I really connected to this unit above any other. Water has always been so important to me, just in terms of recreational uses between swimming, kayaking, canoeing. In addition, Maine runs on 40% hydropower, which I always believed was a better alternative than coal- powered plants. I always knew the environmental effects of dams, but never the community effects, maybe because in Maine people have been living with dams for 100-200 years that those impacts have been mitigated by now. I called Eileen, the director of Bowdoin's ES program for a completely different purpose, but she informed be of a project that Bowdoin and two other Maine universities are getting starting. It works with communities who are going to be affected by dam decommissioning and river restoration. I can not wait to get started. Now that I've worked with communities who have been negatively impacted by river work in their homes, its going to be interesting to see what issues may arise surrounding such positive work. 

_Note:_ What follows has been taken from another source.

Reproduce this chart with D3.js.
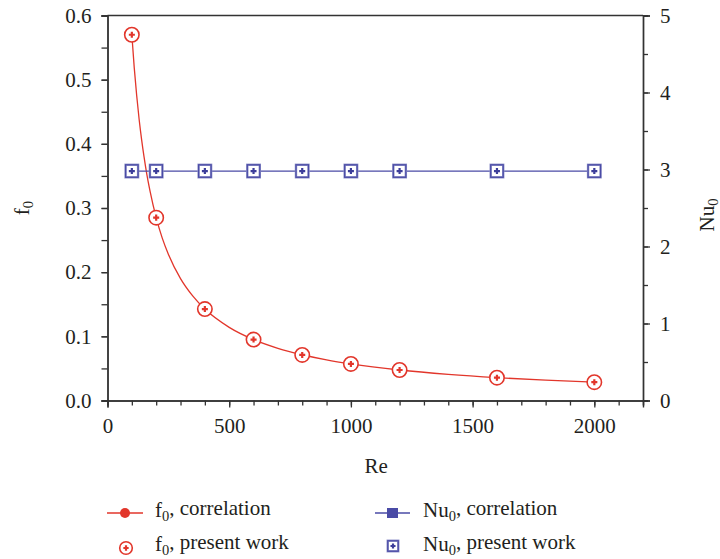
<!DOCTYPE html>
<html>
<head>
<meta charset="utf-8">
<script src="https://cdn.jsdelivr.net/npm/d3@7"></script>
<style>
  html, body { margin: 0; padding: 0; background: #fff; }
  svg { display: block; }
</style>
</head>
<body>
<svg id="chart" width="720" height="559"></svg>
<script>
// Reynolds numbers of the simulated cases
const reCases = [100, 200, 400, 600, 800, 1000, 1200, 1600, 2000];
// friction factor from the present simulations
const fPresent = [0.570, 0.285, 0.1425, 0.095, 0.071, 0.057, 0.0475, 0.0356, 0.0285];
// Nusselt number from the present simulations
const nuPresent = [2.98, 2.98, 2.98, 2.98, 2.98, 2.98, 2.98, 2.98, 2.98];

// correlation curve for the friction factor
const reCorr = [100, 110, 120, 130, 140, 150, 160, 175, 200, 225, 250, 300, 350, 400, 500, 600, 700, 800, 900, 1000, 1200, 1400, 1600, 1800, 2000];
const fCorr = [0.570, 0.518, 0.475, 0.438, 0.407, 0.380, 0.356, 0.326, 0.285, 0.253, 0.228, 0.190, 0.163, 0.1425, 0.114, 0.095, 0.0814, 0.0713, 0.0633, 0.057, 0.0475, 0.0407, 0.0356, 0.0317, 0.0285];
// correlation value of the Nusselt number
const nuCorrRe = [100, 2000];
const nuCorr = [2.98, 2.98];

// axis ticks
const xTicks = [0, 500, 1000, 1500, 2000];
const fTicks = [0, 0.1, 0.2, 0.3, 0.4, 0.5, 0.6];
const nuTicks = [0, 1, 2, 3, 4, 5];

const RED = "#e2362b";
const BLUE = "#4a4ba6";
const AXIS = "#333333";
const FONT = "Liberation Serif";
const FS = "21px";
const INK = "#231f20";

const svg = d3.select("#chart");
const m = { left: 107.5, right: 643, top: 15.5, bottom: 400.5 };

const x = d3.scaleLinear().domain([0, 2200]).range([m.left, m.right]);
const yF = d3.scaleLinear().domain([0, 0.6]).range([m.bottom, m.top]);
const yNu = d3.scaleLinear().domain([0, 5]).range([m.bottom, m.top]);

// frame
svg.append("line").attr("x1", m.left).attr("x2", m.right).attr("y1", m.top).attr("y2", m.top)
  .attr("stroke", AXIS).attr("stroke-width", 1.4);

// bottom axis: minor ticks every 100, labels every 500
const gx = svg.append("g").attr("transform", `translate(0,${m.bottom})`);
gx.call(d3.axisBottom(x).tickValues(d3.range(0, 2201, 100)).tickSize(5).tickFormat(""));
gx.append("g").call(d3.axisBottom(x).tickValues(xTicks).tickSize(7).tickPadding(11).tickFormat(d3.format("d")));

// left axis: ticks every 0.05
const gl = svg.append("g").attr("transform", `translate(${m.left},0)`);
gl.call(d3.axisLeft(yF).tickValues(d3.range(0, 0.601, 0.05)).tickSize(6).tickFormat(""));
gl.append("g").call(d3.axisLeft(yF).tickValues(fTicks).tickSize(6).tickPadding(10).tickFormat(d3.format(".1f")));

// right axis: ticks every 0.5
const gr = svg.append("g").attr("transform", `translate(${m.right},0)`);
gr.call(d3.axisRight(yNu).tickValues(d3.range(0, 5.01, 0.5)).tickSize(5).tickFormat(""));
gr.append("g").call(d3.axisRight(yNu).tickValues(nuTicks).tickSize(7).tickPadding(10).tickFormat(d3.format("d")));

svg.selectAll("g").attr("font-family", FONT).attr("font-size", 21);
svg.selectAll(".domain").attr("stroke", AXIS).attr("stroke-width", 1.4);
svg.selectAll(".tick line").attr("stroke", AXIS).attr("stroke-width", 1.3);
svg.selectAll(".tick text").attr("font-family", FONT).attr("font-size", 21)
  .style("font-size", FS).style("font-family", FONT).style("fill", INK);

function label(parent) {
  return parent.append("text").attr("font-family", FONT).style("font-family", FONT).style("font-size", FS).style("fill", INK);
}
function subLabel(sel, main, sub, rest) {
  sel.append("tspan").text(main);
  sel.append("tspan").style("font-size", "14.5px").attr("dy", "0.3em").text(sub);
  if (rest) sel.append("tspan").attr("dy", "-0.3em").text(rest);
  return sel;
}

// axis titles
label(svg).attr("x", (m.left + m.right) / 2 + 1).attr("y", 473).attr("text-anchor", "middle").text("Re");
subLabel(label(svg).attr("text-anchor", "middle").attr("transform", "translate(29,208) rotate(-90)"), "f", "0");
subLabel(label(svg).attr("text-anchor", "middle").attr("transform", "translate(714,215) rotate(-90)"), "Nu", "0");

// correlation curves
const lineF = d3.line().x((d, i) => x(reCorr[i])).y(d => yF(d)).curve(d3.curveMonotoneX);
svg.append("path").attr("d", lineF(fCorr)).attr("fill", "none").attr("stroke", RED).attr("stroke-width", 1.3);

const lineNu = d3.line().x((d, i) => x(nuCorrRe[i])).y(d => yNu(d));
svg.append("path").attr("d", lineNu(nuCorr)).attr("fill", "none").attr("stroke", BLUE).attr("stroke-width", 1.3);

// marker drawers
function circleMarker(g, cx, cy, r) {
  g.append("circle").attr("cx", cx).attr("cy", cy).attr("r", r)
    .attr("fill", "#fff").attr("stroke", RED).attr("stroke-width", 1.6);
  const p = r * 0.42;
  g.append("path").attr("d", `M${cx - p},${cy}H${cx + p}M${cx},${cy - p}V${cy + p}`)
    .attr("stroke", RED).attr("stroke-width", 2.2);
}
function squareMarker(g, cx, cy, s) {
  g.append("rect").attr("x", cx - s / 2).attr("y", cy - s / 2).attr("width", s).attr("height", s)
    .attr("fill", "#fff").attr("stroke", "#8e90c8").attr("stroke-width", 2.4);
  g.append("rect").attr("x", cx - s / 2).attr("y", cy - s / 2).attr("width", s).attr("height", s)
    .attr("fill", "none").attr("stroke", BLUE).attr("stroke-width", 1.2);
  const p = s * 0.24;
  g.append("path").attr("d", `M${cx - p},${cy}H${cx + p}M${cx},${cy - p}V${cy + p}`)
    .attr("stroke", "#3d3e9a").attr("stroke-width", 2.2);
}

const gm = svg.append("g");
nuPresent.forEach((v, i) => squareMarker(gm, x(reCases[i]), yNu(v), 12.5));
fPresent.forEach((v, i) => circleMarker(gm, x(reCases[i]), yF(v), 7.2));

// legend
const lg = svg.append("g");
lg.append("line").attr("x1", 107).attr("x2", 143).attr("y1", 513).attr("y2", 513).attr("stroke", RED).attr("stroke-width", 1.3);
lg.append("circle").attr("cx", 125).attr("cy", 513).attr("r", 5).attr("fill", RED);
subLabel(label(lg).attr("x", 155).attr("y", 517), "f", "0", ", correlation");
circleMarker(lg, 126, 548, 6.3);
subLabel(label(lg).attr("x", 155).attr("y", 551), "f", "0", ", present work");

lg.append("line").attr("x1", 375).attr("x2", 410).attr("y1", 513).attr("y2", 513).attr("stroke", BLUE).attr("stroke-width", 1.3);
lg.append("rect").attr("x", 387).attr("y", 508).attr("width", 11).attr("height", 10).attr("fill", BLUE);
subLabel(label(lg).attr("x", 423).attr("y", 517), "Nu", "0", ", correlation");
squareMarker(lg, 393, 546, 10.5);
subLabel(label(lg).attr("x", 423).attr("y", 551), "Nu", "0", ", present work");
</script>
</body>
</html>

The difference in the water in Rasi Salai and Tamui was stark and undeniable. The Mun river was filthy, and there was a layer of boiling hot water and really cold water underneath, because the water was so stagnant and unmoving. The Mekhong was clear, cool, healthy, and you could find multiple varieties of fish swimming around. Although dams upstream have already impacted the river, the current state is far better than the Mun reservoir. 

Water and the things that live in it are our most sacred resources. People need water, the earth needs water, and making clean water inaccessible or expensive is a human rights violation and murder.